Давно на Колыме и в Якутске не было никаких известий о судьбе Дежнёва и его товарищей. Их считали погибшими. Через аборигенов доходили слухи, что плыли по морю на кочах какие-то русские люди да в пути потерпели крушение. Сам Дежнёв из-за малочисленности своего отряда и незнания дороги не решался послать одного или нескольких своих людей до ближайшего русского зимовья. А тем временем до Колымы через аборигенов доходили слухи о реке Анадыри, а колымчане слали донесения воеводе в Якутск. Складывалось превратное представление о несметных богатствах анадырского края.

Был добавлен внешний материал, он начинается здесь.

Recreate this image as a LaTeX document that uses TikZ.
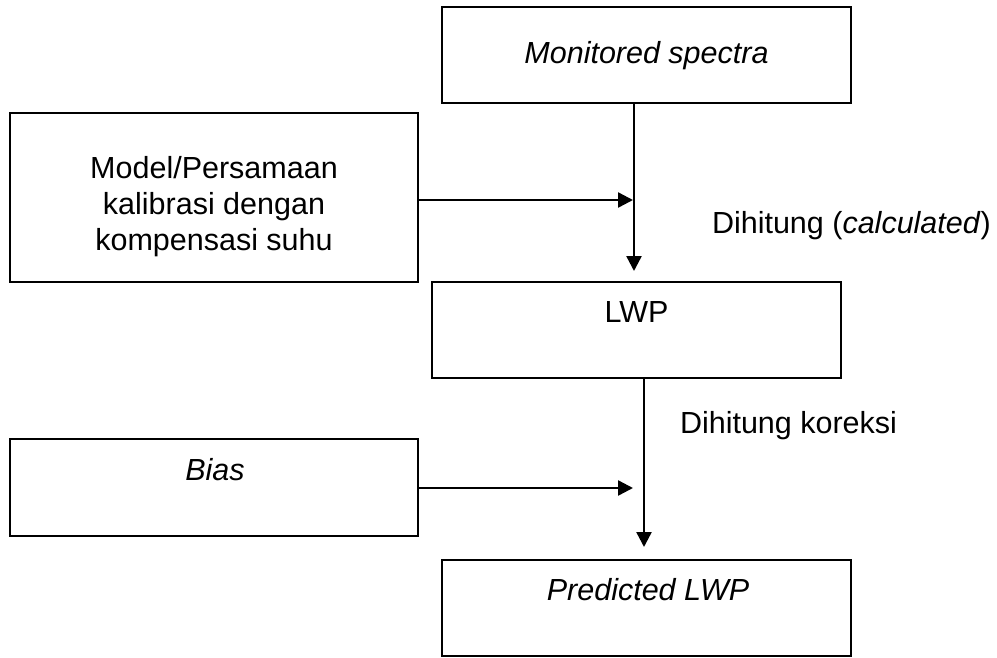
\documentclass[tikz,border=0pt]{standalone}
\usepackage{fontspec}
\setmainfont{Liberation Sans}
\usetikzlibrary{arrows.meta}
\begin{document}
\begin{tikzpicture}[x=1pt,y=-1pt,
  every node/.style={inner sep=0pt,outer sep=0pt},
  stepbox/.style={draw,line width=2.4pt,rectangle},
  txt/.style={font=\fontsize{30.5}{36}\selectfont,anchor=base},
  flow/.style={line width=2.4pt,-{Triangle[length=15pt,width=15pt]}},
  plain/.style={line width=2.4pt}]
\useasboundingbox (0,0) rectangle (997,657);

% boxes, given by their corners
\node[stepbox,minimum width=409pt,minimum height=96pt] (ms)   at (646.5,55) {};
\node[stepbox,minimum width=408pt,minimum height=169pt] (model) at (214,197.5) {};
\node[stepbox,minimum width=409pt,minimum height=96pt] (lwp)  at (636.5,330) {};
\node[stepbox,minimum width=408pt,minimum height=97pt] (bias) at (214,487.5) {};
\node[stepbox,minimum width=409pt,minimum height=96pt] (pred) at (646.5,608) {};

% box texts
\node[txt] (tms) at (646.5,63) {\itshape Monitored spectra};
\node[txt] (tm1) at (214,178) {Model/Persamaan};
\node[txt] (tm2) at (214,214) {kalibrasi dengan};
\node[txt] (tm3) at (214,250) {kompensasi suhu};
\node[txt] (tlwp) at (636.5,322) {LWP};
\node[txt] (tbias) at (215,480) {\itshape Bias};
\node[txt] (tpred) at (648,600) {\itshape Predicted LWP};

% connector labels
\node[txt,anchor=base west] (lcalc) at (712,233) {Dihitung (\textit{calculated})};
\node[txt,anchor=base west] (lkor) at (680,433) {Dihitung koreksi};

% connectors
\coordinate (up1) at (634,271);
\coordinate (join1) at (633,200);
\coordinate (up2) at (644,547);
\coordinate (join2) at (633,488);

\draw[flow] (ms.south -| up1) -- (up1);
\draw[flow] (model.east |- join1) -- (join1);
\draw[flow] (lwp.south -| up2) -- (up2);
\draw[flow] (bias.east |- join2) -- (join2);
\end{tikzpicture}
\end{document}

Стремление достичь загадочной реки Погычи-Анадыри охватывало всё новых и новых торгово-промышленных людей, казаков. Среди них был Иван Ерастов, под началом которого Дежнёву в дальнейшем придётся служить. Весной 1646 года тридцать восемь казаков во главе с Ерастовым в Якутске подали челобитную на имя воеводы с просьбой отпустить их в плавание на поиски той реки. О Погыче Ерастову рассказывали колымские юкагиры ещё во время его службы на Индигирке. Воевода Пушкин благосклонно отнёсся к челобитной и распорядился дать экспедиции два казённых коча с судовой снастью. Следующим летом корабли вышли из устья Лены, но, встретив ледяные заторы и сильные противные ветры, вынуждены были зазимовать в Устьянском зимовье.
А летом, когда Ерастов ещё не решался выводить свои кочи в дальнейшее плавание на восток, случилось непредвиденное событие. В Устьянск приплыл по началу навигации Михайло Стадухин, ещё более раздобревший, приобретший важную, начальственную осанку, хотя и был-то покуда всего в чине десятника. Зато разбогател, промышляя торговлей и ростовщичеством. К Ерастову он с визитом не явился, а через рассыльного казака потребовал, чтобы Иван сам незамедлительно прибыл к нему на корабль. Встретил Стадухин Ерастова высокомерно, заносчиво, руки не подал, а сказал резко:
— Теперь я начальник экспедиции, а не ты. Сдавай мне дела.
— Как же это... — опешил Ерастов.
— А вот так. Воевода распорядился. Не веришь, Ерастов, почитай-ка воеводскую грамоту.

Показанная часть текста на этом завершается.